Step 1: Obtain files

This may require chasing Account Managers.

Step 2: Convert to HTML

  1. Clean Up Source Document
    1. If Word document –
      1. Select all text and set to Arial 12 pt left aligned.
      2. Remove Table of Contents dots/lines and page numbers
      3. Remove duplicate title text, logos, extra line breaks where possible.
      4. Separate chapters that will form individual pages using a marker or extra line breaks. Use table of contents as guide for separation.
        1. If no table of contents provided, use heading style for guide. Some documents will be small enough to only be a single HTML page and contents.
      5. Replace graphics with placeholder text or image src code
      6. Because footnote sup text will not transfer, place [#] next to footnote
      7. Remove underline and replace with bold/italic as is appropriate for style of document.
      8. Copy/paste all footnotes to end of document under heading Footnotes.

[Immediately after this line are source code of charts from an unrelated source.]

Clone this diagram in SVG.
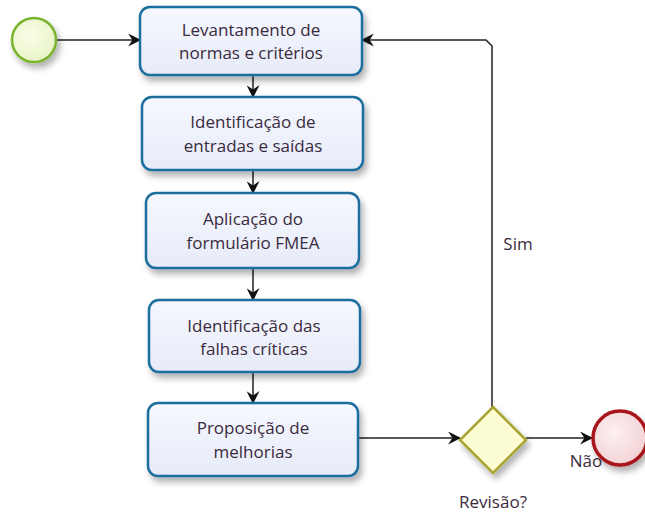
<svg xmlns="http://www.w3.org/2000/svg" width="645" height="512" viewBox="0 0 645 512">
<defs>
<filter id="sh" x="-20%" y="-20%" width="150%" height="160%">
<feDropShadow dx="3" dy="5" stdDeviation="3" flood-color="#000" flood-opacity="0.3"/>
</filter>
<linearGradient id="bg" x1="0" y1="0" x2="0" y2="1">
<stop offset="0" stop-color="#f6f8fe"/>
<stop offset="1" stop-color="#e6ebf8"/>
</linearGradient>
<radialGradient id="gs" cx="0.4" cy="0.4" r="0.7">
<stop offset="0" stop-color="#fafde8"/>
<stop offset="1" stop-color="#e6f3c2"/>
</radialGradient>
<radialGradient id="ge" cx="0.4" cy="0.4" r="0.7">
<stop offset="0" stop-color="#fdf0f0"/>
<stop offset="1" stop-color="#f1cfd2"/>
</radialGradient>
<marker id="ar" viewBox="0 0 12 12" refX="11" refY="6" markerWidth="13" markerHeight="13" markerUnits="userSpaceOnUse" orient="auto">
<path d="M0,0 L12,6 L0,12 L4,6 Z" fill="#111"/>
</marker>
<style>
.box{fill:url(#bg);stroke:#1e6e9e;stroke-width:2.5;filter:url(#sh)}
.t{font-family:"Open Sans","Noto Sans",sans-serif;font-size:17px;fill:#3a2a3e;text-anchor:middle}
.c{fill:none;stroke:#222;stroke-width:1.5;marker-end:url(#ar)}
</style>
</defs>
<g id="connectors">
<path class="c" d="M56,40 L140,40"/>
<path class="c" d="M253,75 L253,97"/>
<path class="c" d="M253,170 L253,193"/>
<path class="c" d="M253,268 L253,300"/>
<path class="c" d="M253,372 L253,403"/>
<path class="c" d="M358,438 L460,438"/>
<path class="c" d="M526,438 L592,438"/>
<path class="c" d="M492,407 L492,46 L486,40 L362,40"/>
<text class="t" x="518" y="250">Sim</text>
<text class="t" x="586" y="467">Não</text>
</g>
<g id="start">
<circle cx="34" cy="40" r="22" fill="url(#gs)" stroke="#7ab32e" stroke-width="2.5" filter="url(#sh)"/>
</g>
<g id="n1">
<rect class="box" x="140" y="7" width="222" height="68" rx="10"/>
<text class="t" x="251" y="36">Levantamento de</text>
<text class="t" x="251" y="59">normas e critérios</text>
</g>
<g id="n2">
<rect class="box" x="142" y="97" width="221" height="73" rx="10"/>
<text class="t" x="253" y="128">Identificação de</text>
<text class="t" x="253" y="152">entradas e saídas</text>
</g>
<g id="n3">
<rect class="box" x="146" y="193" width="213" height="75" rx="10"/>
<text class="t" x="253" y="225">Aplicação do</text>
<text class="t" x="253" y="249">formulário FMEA</text>
</g>
<g id="n4">
<rect class="box" x="149" y="300" width="211" height="72" rx="10"/>
<text class="t" x="254" y="332">Identificação das</text>
<text class="t" x="254" y="355">falhas críticas</text>
</g>
<g id="n5">
<rect class="box" x="148" y="403" width="210" height="73" rx="10"/>
<text class="t" x="253" y="434">Proposição de</text>
<text class="t" x="253" y="458">melhorias</text>
</g>
<g id="gateway">
<path d="M493,407 L526,440 L493,473 L460,440 Z" fill="#fdfdd4" stroke="#a9a532" stroke-width="2.5" filter="url(#sh)"/>
<text class="t" x="493" y="508">Revisão?</text>
</g>
<g id="end">
<circle cx="620" cy="438" r="27" fill="url(#ge)" stroke="#a8161b" stroke-width="3.5" filter="url(#sh)"/>
</g>
</svg>
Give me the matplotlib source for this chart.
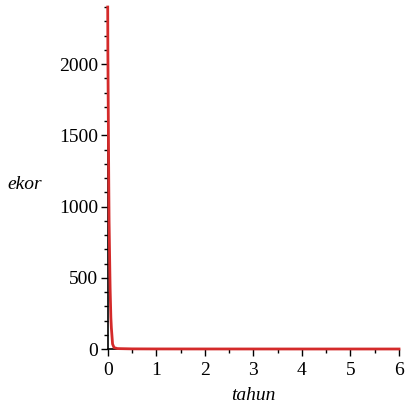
import numpy as np
import matplotlib.pyplot as plt
from matplotlib.ticker import MultipleLocator

# population (ekor) against time (tahun)
tahun = [0.0, 0.003, 0.022, 0.028, 0.045, 0.05, 0.065, 0.075, 0.1, 0.13, 0.2, 0.5, 1, 2, 3, 4, 5, 6]
ekor = [2400, 2100, 1150, 900, 520, 420, 220, 150, 35, 10, 3, 1, 0.5, 0.3, 0.2, 0.1, 0.1, 0.1]

xticks = [0, 1, 2, 3, 4, 5, 6]
yticks = [0, 500, 1000, 1500, 2000]

plt.rcParams['font.family'] = ['Liberation Serif', 'DejaVu Serif']

fig = plt.figure(figsize=(4.06, 4.04), dpi=100)
ax = fig.add_axes([0.2653, 0.1361, 0.7175, 0.8465])

ax.plot(tahun, ekor, color='#d42a2a', lw=2, zorder=5, clip_on=False)

ax.set_xlim(0, 6)
ax.set_ylim(0, 2400)
ax.set_xticks(xticks)
ax.set_yticks(yticks)
ax.xaxis.set_minor_locator(MultipleLocator(0.5))
ax.yaxis.set_minor_locator(MultipleLocator(100))

for s in ['top', 'right']:
    ax.spines[s].set_visible(False)
for s in ['left', 'bottom']:
    ax.spines[s].set_linewidth(1.2)
    ax.spines[s].set_zorder(4)

ax.tick_params(which='major', direction='out', length=5, width=1, labelsize=14, pad=2)
ax.tick_params(axis='x', which='major', pad=4)
ax.tick_params(which='minor', direction='out', length=3, width=1)

ax.set_xlabel('tahun', fontsize=14, style='italic', labelpad=6)
ax.set_ylabel('ekor', fontsize=14, style='italic', rotation=0, va='center', labelpad=0)
ax.yaxis.set_label_coords(-0.285, 0.48)

plt.savefig('out.png', dpi=100)
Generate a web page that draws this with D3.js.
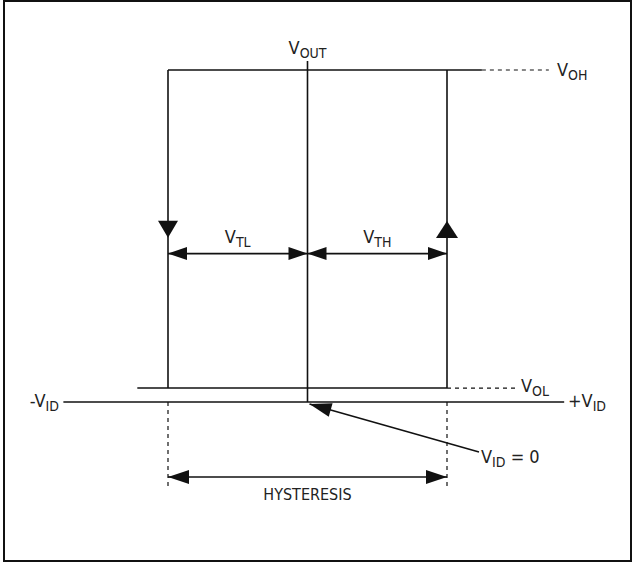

Check for endnotes and place at end of document.
        1. If footnotes renumber at each section, these will go in a separate HTML page immediately after the corresponding chapter.
    2. If InDesign Source –
      1. Use TextExporter plugin to extract text and footnotes from document, saving as rtf.
      2. Open rtf in Word and follow Word document steps.
  2. Select all word document and drag text to TextEdit document, saving file as .htm
  3. Capture images – using screenshot, snap images directly from the PDF supplied.
    1. Optimise images in Photoshop and number them in order with job number _ g# eg. j0000_g01.gif.
      1. Only use JPG format for actual pictures; all other graphics should be gif format.
  4. Clean up HTML working file
    1. Use BBEdit Tidy function to convert to XHTML and clean document.
    2. Open in Dreamweaver and run custom regex HTML clean up script getting rid of further classes and Word formatting.
    3. Remove remaining tags
      1. Remove style tags.
      2. Remove extra line breaks
      3. Fix bullets and remove numbered lists by running Dreamweaver command.
      4. Remove table tags around single cell tables.
      5. Strip div tags.
    4. Format tables
      1. Paste in tables from Excel source files if provided.
        1. Remove col tags from imported Excel tables
      2. Remove p tags from inside td tags.
      3. Strip tbody tags unless a Transport Scotland publication.
        1. If Transport Scotland, caption tags are used for the table title and heading of table is placed inside thead tags.
      4. Remove align and valign from td tags.
      5. Set table headings to column heading and row heading class
        1. If GROS, must use specific col and row head class and must be bolded
      6. Set table cellpadding to 5, spacing and border to 1.
    5. Add acronym tags
    6. Add abbr tags
    7. Add footnote links and other internal links
    8. Add images into corresponding placeholders
  5. Supply customer with acronyms CSV
    1. Generate using Toolbox
  6. Separate working HTML file into individual template pages
    1. Template corresponds
  7. View files in web browser and compare to document PDF
    1. Check external and internal links.
      1. If links broken, source correct links from customer via account manager
  8. Zip files and add acronyms through Toolbox process
    1. Files must be zipped through terminal to remove the DS_store
  9. Add zip folder to Simply Asset
  10. Email notice of Simply Asset upload to SG web team while BCC’ing account manager

Step ?: Package web publication archive

Compress HTML and images along with PDF and any associated files in a zip archive.

Next steps:

Send web conversion archive to SG web team


Follow process to create e-book version